The price of butter hit a record seasonal high in April, fuelled by consumer demand and limited milk supplies. If you’re concerned by costs, are there alternatives?
Butter prices hit record monthly highs in April following lower than expected milk production, pushing the price 25 per cent higher than it was just a year ago.
But it’s not just milk supply affecting price: consumer demand for fats is growing, pushing the price higher.
Studies re-assessing the link between saturated fats and heart disease have encouraged consumers to re-embrace butter in cooking and baking, Farmers’ Weekly say.
So as the price increases, how concerned should those of us who bake regularly be? And are there any alternatives?
In baking, butter adds tenderness, moistness and smoothness to recipes – and a distinct taste – but, technically, other fats can also fulfil these functions.
So over the years I have experimented with alternatives, often under the guise of trying to be healthier – as nothing puts you off eating your cake than seeing exactly how much butter and sugar goes in it.
I’ve tried oils, cream and the odd vegetable to act as the wet ingredient and to provide the texture. But can anything really replace butter in baking?
What are the alternatives?
Many of the ‘healthier’ recipes I’ve come across – think those you find in ‘raw’, ‘clean’ and Vegan cookbooks – substitute avocados or coconut oil for butter, but on supermarket shelves these are often more expensive than butter.
For a moister and less perishable cake, substitutes such as vegetable oil are more common. I find this works well in chocolate cakes and is cheaper than butter.
— Food Republic (@foodrepublic) February 21, 2016
Rachel Allen has a recipe for a butter-less cake, which i stumbled across at the weekend while looking for a sponge recipe, where water stands in for the wet ingredients – but I’ve not given this a go myself.
In terms of that old popular baking staple, margarine, I can’t say I’ve used it in since the 90s.
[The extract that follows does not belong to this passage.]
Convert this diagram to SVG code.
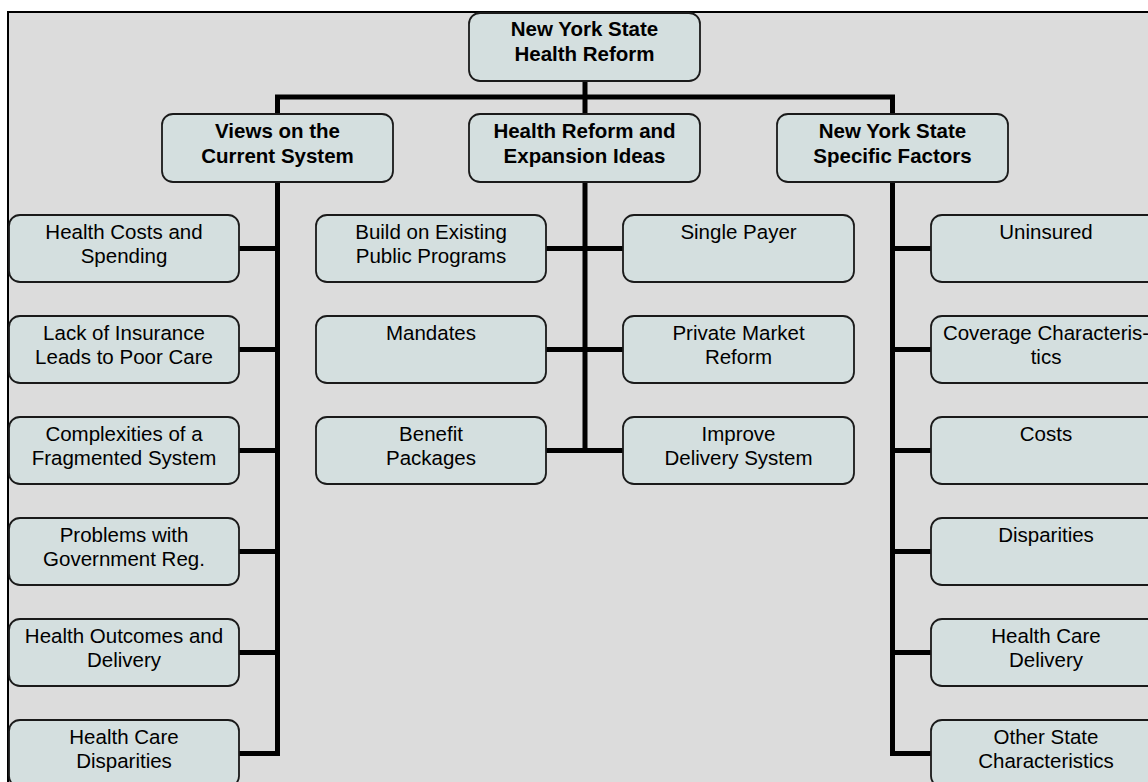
<svg xmlns="http://www.w3.org/2000/svg" width="1148" height="782" viewBox="0 0 1148 782">
<style>
.box{fill:#d4dfdf;stroke:#1a1a1a;stroke-width:1.8}
.t{font-family:"Liberation Sans",Arial,sans-serif;font-size:20.5px;fill:#000;text-anchor:middle}
.b{font-weight:bold}
.c{fill:none;stroke:#000;stroke-width:5;stroke-linejoin:miter}
</style>
<rect x="0" y="0" width="1148" height="782" fill="#ffffff"/>
<rect x="8" y="12" width="1200" height="800" fill="#dcdcdc" stroke="#000" stroke-width="2"/>
<g id="connectors">
<path class="c" d="M585 81V97M277.5 114V97H892.5V114M585 97V114"/>
<path class="c" d="M277.5 182V753.5H239M239 248.5H277.5M239 349.5H277.5M239 450.5H277.5M239 551.5H277.5M239 652.5H277.5"/>
<path class="c" d="M585 182V450.5M546 248.5H623M546 349.5H623M546 450.5H623"/>
<path class="c" d="M892.5 182V753.5H931M892.5 248.5H931M892.5 349.5H931M892.5 450.5H931M892.5 551.5H931M892.5 652.5H931"/>
</g>
<g id="root"><rect class="box" x="469" y="13" width="231" height="68" rx="11"/><text class="t b" x="584.5" y="36">New York State</text><text class="t b" x="584.5" y="61">Health Reform</text></g>
<g id="views"><rect class="box" x="162" y="114" width="231" height="68" rx="11"/><text class="t b" x="277.5" y="138">Views on the</text><text class="t b" x="277.5" y="163">Current System</text></g>
<g id="reform"><rect class="box" x="469" y="114" width="231" height="68" rx="11"/><text class="t b" x="584.5" y="138">Health Reform and</text><text class="t b" x="584.5" y="163">Expansion Ideas</text></g>
<g id="nys"><rect class="box" x="777" y="114" width="231" height="68" rx="11"/><text class="t b" x="892.5" y="138">New York State</text><text class="t b" x="892.5" y="163">Specific Factors</text></g>

<g id="l1"><rect class="box" x="9" y="215" width="230" height="67" rx="11"/><text class="t" x="124" y="239">Health Costs and</text><text class="t" x="124" y="263">Spending</text></g>
<g id="l2"><rect class="box" x="9" y="316" width="230" height="67" rx="11"/><text class="t" x="124" y="340">Lack of Insurance</text><text class="t" x="124" y="364">Leads to Poor Care</text></g>
<g id="l3"><rect class="box" x="9" y="417" width="230" height="67" rx="11"/><text class="t" x="124" y="441">Complexities of a</text><text class="t" x="124" y="465">Fragmented System</text></g>
<g id="l4"><rect class="box" x="9" y="518" width="230" height="67" rx="11"/><text class="t" x="124" y="542">Problems with</text><text class="t" x="124" y="566">Government Reg.</text></g>
<g id="l5"><rect class="box" x="9" y="619" width="230" height="67" rx="11"/><text class="t" x="124" y="643">Health Outcomes and</text><text class="t" x="124" y="667">Delivery</text></g>
<g id="l6"><rect class="box" x="9" y="720" width="230" height="67" rx="11"/><text class="t" x="124" y="744">Health Care</text><text class="t" x="124" y="768">Disparities</text></g>

<g id="m1"><rect class="box" x="316" y="215" width="230" height="67" rx="11"/><text class="t" x="431" y="239">Build on Existing</text><text class="t" x="431" y="263">Public Programs</text></g>
<g id="m2"><rect class="box" x="316" y="316" width="230" height="67" rx="11"/><text class="t" x="431" y="340">Mandates</text></g>
<g id="m3"><rect class="box" x="316" y="417" width="230" height="67" rx="11"/><text class="t" x="431" y="441">Benefit</text><text class="t" x="431" y="465">Packages</text></g>
<g id="m4"><rect class="box" x="623" y="215" width="231" height="67" rx="11"/><text class="t" x="738.5" y="239">Single Payer</text></g>
<g id="m5"><rect class="box" x="623" y="316" width="231" height="67" rx="11"/><text class="t" x="738.5" y="340">Private Market</text><text class="t" x="738.5" y="364">Reform</text></g>
<g id="m6"><rect class="box" x="623" y="417" width="231" height="67" rx="11"/><text class="t" x="738.5" y="441">Improve</text><text class="t" x="738.5" y="465">Delivery System</text></g>

<g id="r1"><rect class="box" x="931" y="215" width="230" height="67" rx="11"/><text class="t" x="1046" y="239">Uninsured</text></g>
<g id="r2"><rect class="box" x="931" y="316" width="230" height="67" rx="11"/><text class="t" x="1046" y="340">Coverage Characteris-</text><text class="t" x="1046" y="364">tics</text></g>
<g id="r3"><rect class="box" x="931" y="417" width="230" height="67" rx="11"/><text class="t" x="1046" y="441">Costs</text></g>
<g id="r4"><rect class="box" x="931" y="518" width="230" height="67" rx="11"/><text class="t" x="1046" y="542">Disparities</text></g>
<g id="r5"><rect class="box" x="931" y="619" width="230" height="67" rx="11"/><text class="t" x="1046" y="643">Health Care</text><text class="t" x="1046" y="667">Delivery</text></g>
<g id="r6"><rect class="box" x="931" y="720" width="230" height="67" rx="11"/><text class="t" x="1046" y="744">Other State</text><text class="t" x="1046" y="768">Characteristics</text></g>
</svg>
I got lost in the polyunsaturated, monounsaturated and trans fat battles of that era – and stuck to butter, with an approach of a little and not too often as part of a balanced diet.
(And, yes, I believe that cake can form part of a balanced diet, as long as you are not eating it everyday!)
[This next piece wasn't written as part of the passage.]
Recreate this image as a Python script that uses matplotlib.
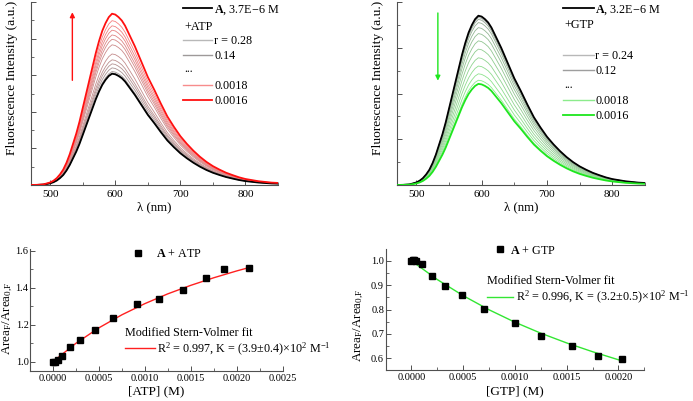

Anyway, because of its higher water content, margarine can’t be substituted like-for-like in butter recipes – so it’s not as versatile as you might think.
What about toppings?
Most cakes aren’t complete without a filling or topping, so what are the alternatives to butter here?
A simple glacé icing – of just icing sugar and water mixed together – can make a wonderful sticky glaze on many cakes.
And of course, whipped cream can work wonders on a Victoria sponge, with jam to sweeten.
Melted chocolate too can finish off a cake. I also sometimes use edible flowers on my cakes or just leave them bare.
I am traditionalist when it comes to many cakes, with Mary Berry and Lorraine Pascale being my go-to advisors – so there’s little chance I’ll be giving up butter anytime soon.
Of course, I’ll continue to experiment round the edges with new alternatives where they offer something new to my repertoire.
But I’m used to the reliable taste and texture I get when baking with butter. And if that means paying a bit more for it at the till, I’m prepared for that.
Is butter key to your baking? Or do you use alternatives like avocados?